If your ceiling fan is spinning the wrong way in summer, you’re pulling air upward and barely feeling anything. That one switch flip can make the difference between a fan that seems useless and one that drops the perceived temperature by several degrees.

Use the Stack Effect in Multi-Story Spaces

Hot air rises, and you can use that to your advantage. The Department of Energy describes this as the stack effect: cool air enters through lower-level windows, absorbs heat inside, rises, and exits through upper-level windows or openings. As that warm air escapes, it creates a partial vacuum that pulls more cool air in through the lower openings, creating a continuous loop.

This works best in homes with open stairways, vaulted ceilings, or operable skylights. If you have a second-floor window and a ground-floor window, opening both creates a natural chimney. Even opening a skylight or attic vent while cracking a downstairs window can get stale air moving without any fan at all.

Move Furniture Away From Vents

One of the most overlooked causes of poor airflow is furniture blocking supply or return vents. A couch pushed against a floor vent or a bookshelf in front of a wall register can choke off air circulation for the entire room. Keep at least 6 to 12 inches of clearance between furniture and any vent. This applies to both supply vents (where conditioned air blows in) and return vents (where air gets pulled back into the system). Blocking the return is especially harmful because it starves your HVAC system and reduces airflow throughout your whole house, not just that room.

Also check for heavy curtains draped over baseboard heaters or vents, rugs laid across floor registers, and beds pushed flush against walls where vents are located. Sometimes rearranging a single piece of furniture is all it takes.

Check and Replace Your HVAC Filter

A dirty air filter is one of the most common reasons airflow drops off in a room served by central heating and cooling. Filters catch dust, pet dander, and other particles, but as they load up, they restrict airflow. The higher the filter’s MERV rating (which measures how fine the particles it captures are), the faster it clogs. A high-efficiency filter catches more pollutants, but it also needs to be changed more frequently because it fills up sooner.

There’s also a compatibility issue. Older HVAC systems may not generate enough air pressure to push through a high-MERV filter even when it’s brand new. If you recently upgraded to a more efficient filter and noticed weaker airflow, that could be the cause. A mid-range filter offers a practical balance: roughly 450% more effective at capturing particles than a basic fiberglass filter, with only about 20% more airflow resistance. Check your filter monthly and replace it when it looks gray or clogged. A clean filter can restore airflow you didn’t realize you’d lost.

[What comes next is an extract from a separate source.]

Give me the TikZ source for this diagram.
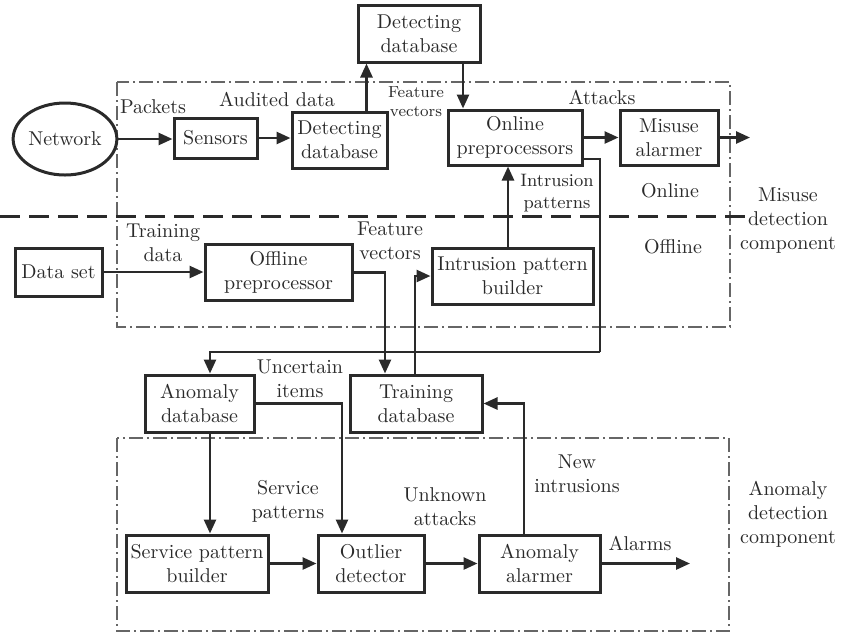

Improving Airflow in Windowless Rooms

Rooms without windows pose a tougher challenge, but they’re not hopeless. The simplest fix is leaving the door open or installing a door with a gap (undercut) at the bottom to let air pass between the windowless room and an adjacent, better-ventilated space. A vent grille installed in the wall or door connecting to a ventilated room also works.

For a more active solution, a small exhaust fan mounted in the wall or ceiling (similar to a bathroom vent fan) can pull stale air out, while a gap under the door lets replacement air flow in. Portable air circulators placed near the doorway can help bridge the gap between the windowless space and the rest of your home. The principle is the same as everywhere else: air needs a way in and a way out.

Combine Strategies for the Best Results

No single trick solves every airflow problem. The best-ventilated rooms use a combination: cross ventilation through two openings, a ceiling fan to keep air circulating internally, furniture pulled away from vents, and a clean HVAC filter ensuring the mechanical system works at full capacity. Start with the easiest fixes first. Open a second window or door, check your vents for obstructions, and inspect your filter. Those three steps alone solve the majority of stuffy-room complaints without spending a dollar.